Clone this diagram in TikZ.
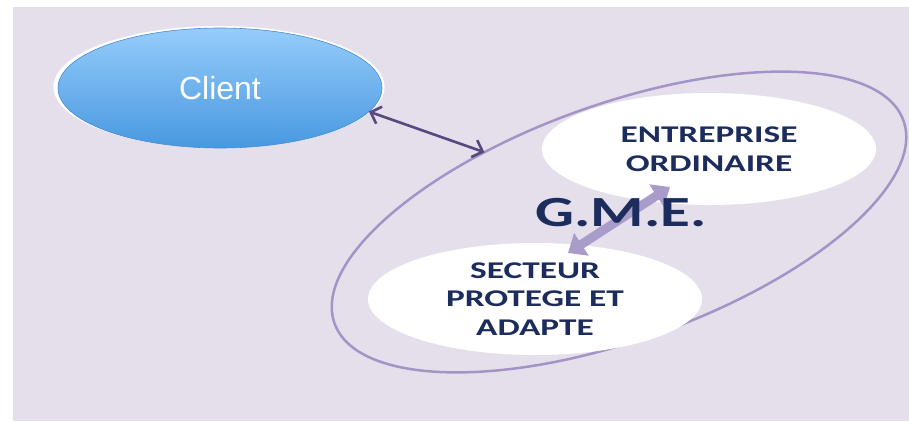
\documentclass[tikz,border=0pt]{standalone}
\usepackage{fontspec}
\usepackage{graphicx}
\usetikzlibrary{shapes.geometric,arrows.meta,calc}
\newfontfamily\arialf{Liberation Sans}
\newfontfamily\calf{Carlito}
\definecolor{panelc}{RGB}{229,223,236}
\definecolor{ringc}{RGB}{164,148,198}
\definecolor{darkarr}{RGB}{88,72,126}
\definecolor{lightarr}{RGB}{170,156,202}
\definecolor{navy}{RGB}{28,44,92}
\definecolor{ctop}{RGB}{150,204,250}
\definecolor{cbot}{RGB}{72,152,224}
\definecolor{cedge}{RGB}{70,140,210}
\newcommand{\wideT}[1]{\scalebox{1.47}[1]{#1}}
\tikzset{
  oval/.style={ellipse, inner sep=0pt, outer sep=0pt},
  whiteoval/.style={oval, fill=white, minimum width=334pt, minimum height=112pt,
    text=navy, font=\calf\bfseries\fontsize{24}{28.5}\selectfont, align=center},
}
\begin{document}
\begin{tikzpicture}[x=1pt,y=-1pt]
\useasboundingbox (0,0) rectangle (909,421);
\fill[white] (0,0) rectangle (909,421);
\fill[panelc] (13,7) rectangle (909,421);
% big ring
\node[oval, draw=ringc, line width=2.5pt, minimum width=604pt, minimum height=236pt, rotate=19.6] (ring) at (619,222) {};
% client halo + client
\node[oval, fill=white, minimum width=331pt, minimum height=122pt] (halo) at (219,87) {};
\node[oval, draw=cedge, line width=0.6pt, top color=ctop, bottom color=cbot, minimum width=324pt, minimum height=120pt,
  text=white, font=\arialf\fontsize{32}{36}\selectfont] (client) at (220,88) {Client};
% white ovals
\node[whiteoval] (entr) at (709,149) {\wideT{ENTREPRISE}\\\wideT{ORDINAIRE}};
\node[whiteoval] (sect) at (535,299) {\wideT{SECTEUR}\\\wideT{PROTEGE ET}\\\wideT{ADAPTE}};
% arrows
\draw[darkarr, line width=2.6pt, {Straight Barb[length=9pt,width=18pt]}-{Straight Barb[length=9pt,width=18pt]}] (client.-9) -- (ring.133);
\coordinate (lo) at ($(sect.center)+(33,-46)$);
\coordinate (hi) at ($(entr.center)+(-39,38)$);
\draw[lightarr, line width=9pt, {Triangle[length=16pt,width=26pt]}-{Triangle[length=16pt,width=26pt]}] (lo) -- (hi);
\node[text=navy, font=\calf\bfseries\fontsize{43}{48}\selectfont, inner sep=0pt] (gme) at (621,213) {\scalebox{1.42}[1]{G.M.E.}};
\end{tikzpicture}
\end{document}
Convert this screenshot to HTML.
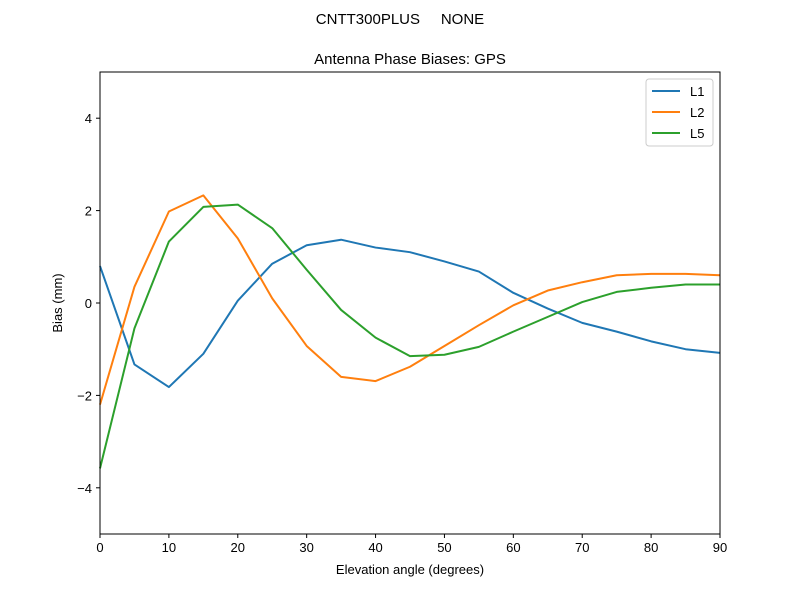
<!DOCTYPE html>
<html><head><meta charset="utf-8"><style>
html,body{margin:0;padding:0;background:#fff;}
svg{display:block;font-family:"Liberation Sans","DejaVu Sans",sans-serif;}
</style></head><body>
<svg id="chart" width="800" height="600" viewBox="0 0 800 600">
<text x="400" y="24" text-anchor="middle" font-size="15" style="white-space:pre" xml:space="preserve">CNTT300PLUS     NONE</text>
<text x="410" y="64" text-anchor="middle" font-size="15">Antenna Phase Biases: GPS</text>
<g id="grid"></g>
<g id="series"></g>
<rect x="100" y="72" width="620" height="462" fill="none" stroke="#000" stroke-width="1"/>
<g id="ticks"></g>
<text x="410" y="574" text-anchor="middle" font-size="13">Elevation angle (degrees)</text>
<text x="62" y="303" text-anchor="middle" font-size="13" transform="rotate(-90 62 303)">Bias (mm)</text>
<g id="legend"></g>
</svg>
<script>
const elevations = [0,5,10,15,20,25,30,35,40,45,50,55,60,65,70,75,80,85,90];
const l1 = [0.8,-1.33,-1.82,-1.1,0.05,0.85,1.25,1.37,1.2,1.1,0.9,0.68,0.22,-0.12,-0.43,-0.62,-0.83,-1.0,-1.08];
const l2 = [-2.2,0.35,1.98,2.33,1.4,0.1,-0.93,-1.6,-1.69,-1.38,-0.93,-0.48,-0.05,0.27,0.45,0.6,0.63,0.63,0.6];
const l5 = [-3.58,-0.55,1.33,2.08,2.13,1.62,0.72,-0.15,-0.75,-1.15,-1.12,-0.95,-0.62,-0.3,0.02,0.24,0.33,0.4,0.4];
const seriesNames = ["L1","L2","L5"];
const xTicks = [0,10,20,30,40,50,60,70,80,90];
const yTicks = [-4,-2,0,2,4];

const NS = "http://www.w3.org/2000/svg";
const X0=100,X1=720,Y0=534,Y1=72;
function xs(v){return X0+(v-0)/(90-0)*(X1-X0);}
function ys(v){return Y0-(v+5)/10*(Y0-Y1);}
function mk(tag,attrs,parent){const e=document.createElementNS(NS,tag);for(const k in attrs)e.setAttribute(k,attrs[k]);parent.appendChild(e);return e;}

const colors=["#1f77b4","#ff7f0e","#2ca02c"];
const data=[l1,l2,l5];
const sg=document.getElementById("series");
data.forEach((arr,i)=>{
  const pts=arr.map((v,j)=>xs(elevations[j]).toFixed(2)+","+ys(v).toFixed(2)).join(" ");
  const p=mk("polyline",{points:pts,fill:"none",stroke:colors[i],"stroke-width":2,"stroke-linejoin":"round"},sg);
  
  
});

const tg=document.getElementById("ticks");
xTicks.forEach(t=>{
  const x=xs(t);
  const l=mk("line",{x1:x,x2:x,y1:Y0,y2:Y0+4,stroke:"#000"},tg);
  
  
  const tx=mk("text",{x:x,y:Y0+18,"text-anchor":"middle","font-size":13},tg);
  tx.textContent=t;
  
  
});
yTicks.forEach(t=>{
  const y=ys(t);
  const l=mk("line",{x1:X0-4,x2:X0,y1:y,y2:y,stroke:"#000"},tg);
  
  
  const tx=mk("text",{x:X0-8,y:y+5,"text-anchor":"end","font-size":13},tg);
  tx.textContent=(t<0?"\u2212"+Math.abs(t):String(t));
  
  
});

const lg=document.getElementById("legend");
const box=mk("rect",{x:646,y:79,width:67,height:67,fill:"#fff",stroke:"#ccc",rx:3},lg);


seriesNames.forEach((n,i)=>{
  const y=91+i*21;
  const l=mk("line",{x1:652,x2:680,y1:y,y2:y,stroke:colors[i],"stroke-width":2},lg);
  
  
  const t=mk("text",{x:690,y:y+5,"font-size":13},lg);
  t.textContent=n;
  
  
});
</script>
</body></html>
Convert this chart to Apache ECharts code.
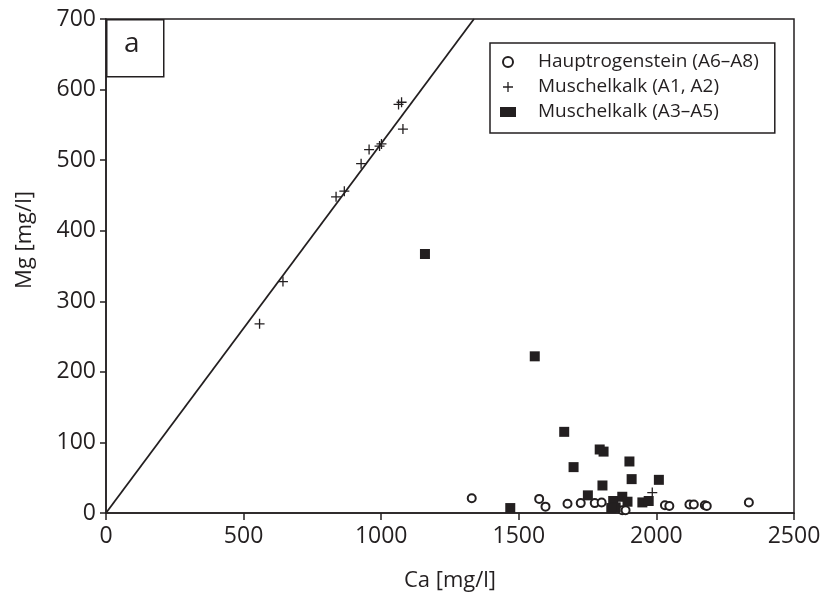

_ _ _

Required work: Pick out the part that begins with the line containing "Convert this screenshot to HTML." and finishes with the line containing "const yTicks = [-4,-2,0,2,4];", both included. Restate it exactly, without images.

Result:
Convert this screenshot to HTML.
<!DOCTYPE html>
<html><head><meta charset="utf-8"><style>
html,body{margin:0;padding:0;background:#fff;}
svg{display:block;font-family:"Liberation Sans","DejaVu Sans",sans-serif;}
</style></head><body>
<svg id="chart" width="800" height="600" viewBox="0 0 800 600">
<text x="400" y="24" text-anchor="middle" font-size="15" style="white-space:pre" xml:space="preserve">CNTT300PLUS     NONE</text>
<text x="410" y="64" text-anchor="middle" font-size="15">Antenna Phase Biases: GPS</text>
<g id="grid"></g>
<g id="series"></g>
<rect x="100" y="72" width="620" height="462" fill="none" stroke="#000" stroke-width="1"/>
<g id="ticks"></g>
<text x="410" y="574" text-anchor="middle" font-size="13">Elevation angle (degrees)</text>
<text x="62" y="303" text-anchor="middle" font-size="13" transform="rotate(-90 62 303)">Bias (mm)</text>
<g id="legend"></g>
</svg>
<script>
const elevations = [0,5,10,15,20,25,30,35,40,45,50,55,60,65,70,75,80,85,90];
const l1 = [0.8,-1.33,-1.82,-1.1,0.05,0.85,1.25,1.37,1.2,1.1,0.9,0.68,0.22,-0.12,-0.43,-0.62,-0.83,-1.0,-1.08];
const l2 = [-2.2,0.35,1.98,2.33,1.4,0.1,-0.93,-1.6,-1.69,-1.38,-0.93,-0.48,-0.05,0.27,0.45,0.6,0.63,0.63,0.6];
const l5 = [-3.58,-0.55,1.33,2.08,2.13,1.62,0.72,-0.15,-0.75,-1.15,-1.12,-0.95,-0.62,-0.3,0.02,0.24,0.33,0.4,0.4];
const seriesNames = ["L1","L2","L5"];
const xTicks = [0,10,20,30,40,50,60,70,80,90];
const yTicks = [-4,-2,0,2,4];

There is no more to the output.